Sinestro Corps War (2007-2008)
If you’re a big Star Wars fan like myself, then this particular title will be your cup of tea. It focuses on the battle between Jordan and his new nemesis Sinestro, who has built his own Corps of Lanterns who wield yellow power rings, thereby harnessing the energy of fear (an element of the mythology that has always drawn giggles from detractors). Sinestro’s Corps declares all-out war on the Green Lanterns. The struggle boils down to a 350-page, action-packed rollercoaster, and from the opening panels detailing Sinestro’s plan, to the climatic battle on earth, Johns delivers a thrilling space opera. It’s the oft-used tale of a pupil taking on his former master, but written with a great deal of conviction. Rebirth also planted a lot of seeds in the Green Lantern mythos, which have been coming to fruition recently in the DCU. I can’t find anything to criticise in Rebirth, as it is so well structured and looks great. It is possibly one of the best stories, not only for the Green Lantern, but for the DC universe as a whole.
Green Arrow/Green Lantern Collection
This is the classic 70’s run from writer Denny O’Neil and legendary artist Neal Adams. When Jordan is confronted by the Green Arrow, they hit the road to see what America is really like. The stories tackle politics, racism and drug use (the series is renowned for the storyline involving the discovery that the Green Arrow’s sidekick, Speedy, is a drug user). It is a catalogue of topics that are seldom touched upon in comics, giving the run an adult credibility. Some of these real-world issues altered not only Green Lantern, but comic book history, and the medium has been on a progressive trend since.

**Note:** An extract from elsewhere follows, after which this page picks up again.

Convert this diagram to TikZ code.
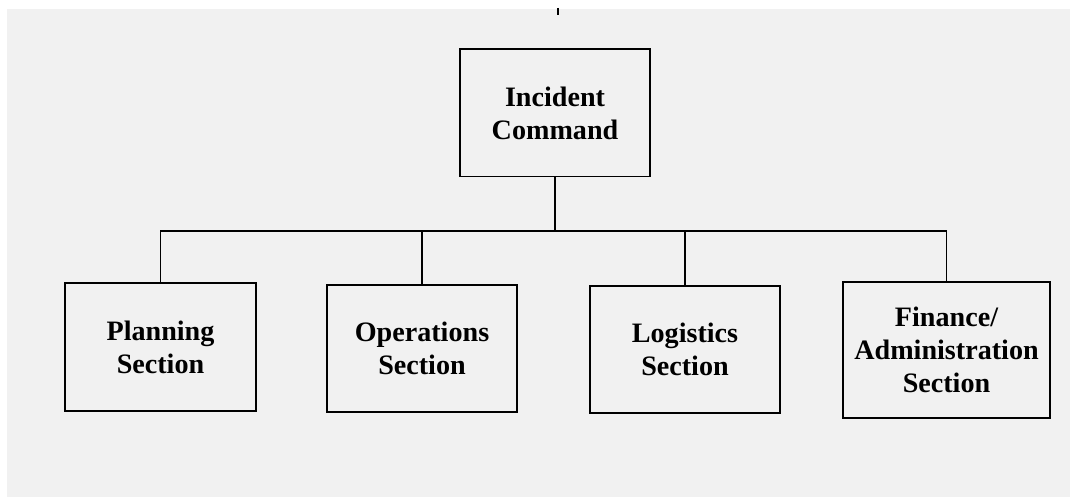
\documentclass[tikz,border=0pt]{standalone}
\usepackage{fontspec}
\setmainfont{Liberation Serif}
\usepackage{tikz}
\definecolor{paper}{gray}{0.945}

\begin{document}
\begin{tikzpicture}[x=0.025cm,y=-0.025cm,
   box/.style={draw,line width=1.4pt,align=center,inner sep=0pt,
      minimum width=4.75cm,minimum height=3.175cm,
      font=\fontsize{20}{23.5}\selectfont\bfseries},
   bigbox/.style={box,minimum width=5.175cm,minimum height=3.4cm},
   link/.style={line width=1.4pt}]
   % scanned sheet
   \fill[white] (0,0) rectangle (1070,497);
   \fill[paper] (7,9) rectangle (1070,497);
   \useasboundingbox (0,0) rectangle (1070,497);
   % stray mark above the chart
   \coordinate (marktop) at (558,8);
   \coordinate (markbot) at (558,15);
   \draw[line width=1.6pt] (marktop) -- (markbot);
   % boxes
   \node[box] (ic)   at (555,113)   {Incident\\Command};
   \node[box] (plan) at (160.5,347) {Planning\\Section};
   \node[box] (ops)  at (422,348.5) {Operations\\Section};
   \node[box] (log)  at (685,349.5) {Logistics\\Section};
   \node[bigbox] (fin) at (946.5,350) {Finance/\\Administration\\Section};
   % tree lines
   \coordinate (bus) at (555,231);
   \draw[link] (ic.south) -- (bus);
   \draw[link] (plan.north) |- (bus) -| (fin.north);
   \draw[link] (ops.north) -- (ops.north |- bus);
   \draw[link] (log.north) -- (log.north |- bus);
\end{tikzpicture}
\end{document}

There are many notable Green Lantern comics in existence, as you’d expect from a mythology that began in 1940, but the ones I have suggested are fitting primers for those daunted about following a character with seven decades of history. And you can always visit your local comic book store and ask for some recommendations. Whatever the fate of the film franchise, the Green Lantern universe will continue to thrive.